Task requirements
Extract the lines from the start through the line that holds "y0, y1 = y_ticks[0], y_ticks[-1]", both included, omitting all images.

Supplied material

━━━━━━━━━━

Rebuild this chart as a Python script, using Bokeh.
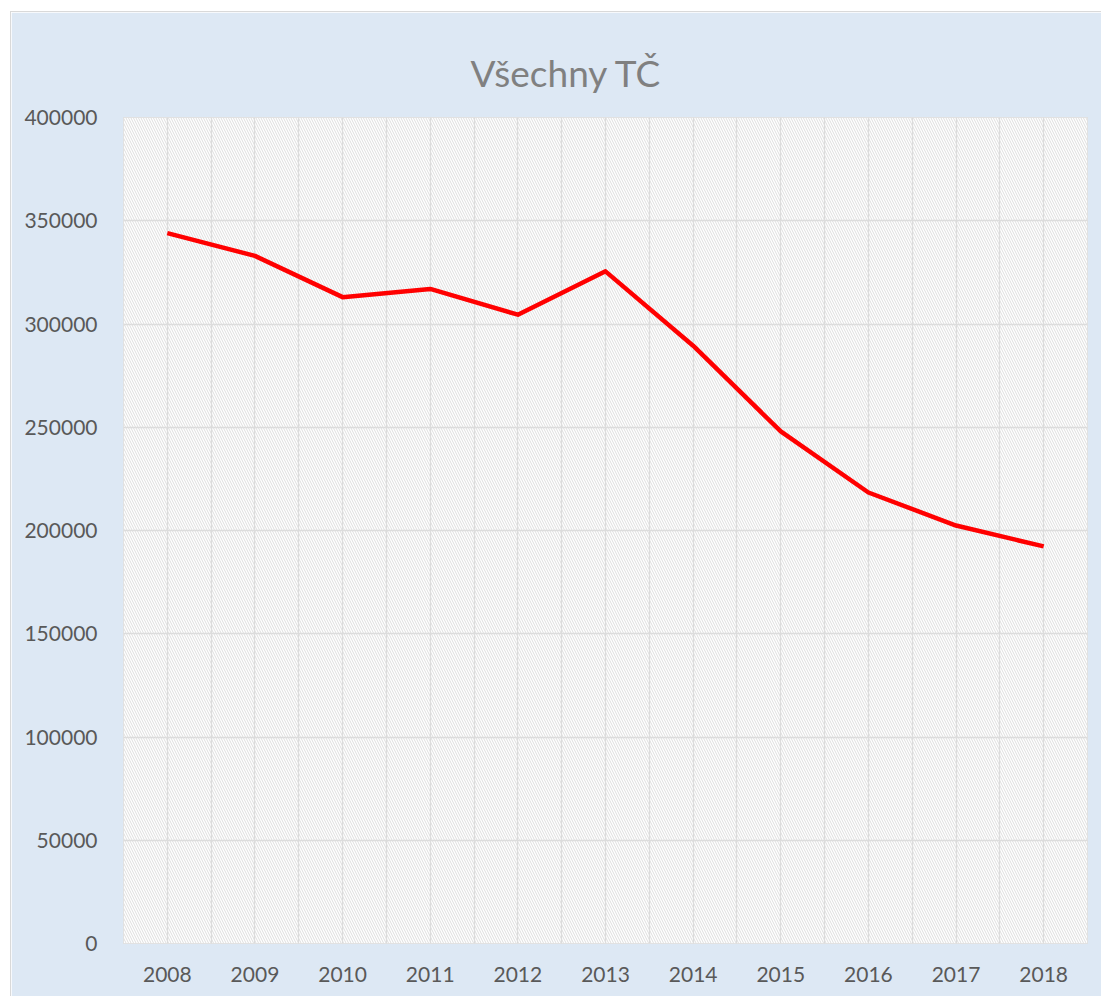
from bokeh.plotting import figure
from bokeh.models import BoxAnnotation, FixedTicker, NumeralTickFormatter, Range1d
from bokeh.embed import file_html
from bokeh.resources import INLINE

title_text = "Všechny TČ"
years = [2008, 2009, 2010, 2011, 2012, 2013, 2014, 2015, 2016, 2017, 2018]
values = [344000, 333000, 313000, 317000, 304500, 325500, 289500, 248000, 218400, 202400, 192300]
y_ticks = [0, 50000, 100000, 150000, 200000, 250000, 300000, 350000, 400000]

FONT = "Lato"
BLUE = "#dde8f4"

x0, x1 = years[0] - 0.5, years[-1] + 0.5
y0, y1 = y_ticks[0], y_ticks[-1]

p = figure(width=1091, height=985, output_backend="svg", toolbar_location=None,
           x_range=Range1d(x0, x1), y_range=Range1d(y0, y1),
           min_border_left=112, min_border_right=15, min_border_bottom=54, min_border_top=105)
p.styles = {"margin-left": "10px", "margin-top": "11px",
            "border-left": "1px solid #d9d9d9", "border-top": "1px solid #d9d9d9"}

p.title.text = title_text
p.title.align = "left"
p.title.offset = 347
p.title.text_font = FONT
p.title.text_font_size = "37px"
p.title.text_font_style = "normal"
p.title.text_color = "#808080"
p.title.vertical_align = "middle"
p.title.standoff = 43

p.background_fill_color = "white"
p.border_fill_color = BLUE
p.outline_line_color = "#d9d9d9"
p.outline_line_width = 1

hatch = BoxAnnotation(left=x0, right=x1, bottom=y0, top=y1,
                      fill_color="white", fill_alpha=1.0,
                      line_alpha=0,
                      hatch_pattern="left_diagonal_line", hatch_color="#dedede",
                      hatch_scale=5, hatch_weight=1.0, level="image")
p.add_layout(hatch)

p.line(years, values, line_color="#ff0000", line_width=4.5, line_join="round")

half_ticks = []
for yv in years:
    half_ticks.append(yv - 0.5)
    half_ticks.append(yv)
half_ticks.append(years[-1] + 0.5)

p.xgrid.ticker = FixedTicker(ticks=half_ticks)
p.ygrid.ticker = FixedTicker(ticks=y_ticks)
for g in (p.xgrid, p.ygrid):
    g.grid_line_color = "#dcdcdc"
    g.grid_line_width = 1.3

p.xaxis.ticker = FixedTicker(ticks=years)
p.yaxis.ticker = FixedTicker(ticks=y_ticks)
p.yaxis.formatter = NumeralTickFormatter(format="0")
for ax in (p.xaxis, p.yaxis):
    ax.axis_line_color = None
    ax.major_tick_line_color = None
    ax.minor_tick_line_color = None
    ax.major_label_text_font = FONT
    ax.major_label_text_font_size = "21px"
    ax.major_label_text_color = "#595959"
p.xaxis.major_label_standoff = 17
p.yaxis.major_label_standoff = 20

open("out.html", "w").write(file_html(p, INLINE))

━━━━━━━━━━

The reply
Rebuild this chart as a Python script, using Bokeh.
from bokeh.plotting import figure
from bokeh.models import BoxAnnotation, FixedTicker, NumeralTickFormatter, Range1d
from bokeh.embed import file_html
from bokeh.resources import INLINE

title_text = "Všechny TČ"
years = [2008, 2009, 2010, 2011, 2012, 2013, 2014, 2015, 2016, 2017, 2018]
values = [344000, 333000, 313000, 317000, 304500, 325500, 289500, 248000, 218400, 202400, 192300]
y_ticks = [0, 50000, 100000, 150000, 200000, 250000, 300000, 350000, 400000]

FONT = "Lato"
BLUE = "#dde8f4"

x0, x1 = years[0] - 0.5, years[-1] + 0.5
y0, y1 = y_ticks[0], y_ticks[-1]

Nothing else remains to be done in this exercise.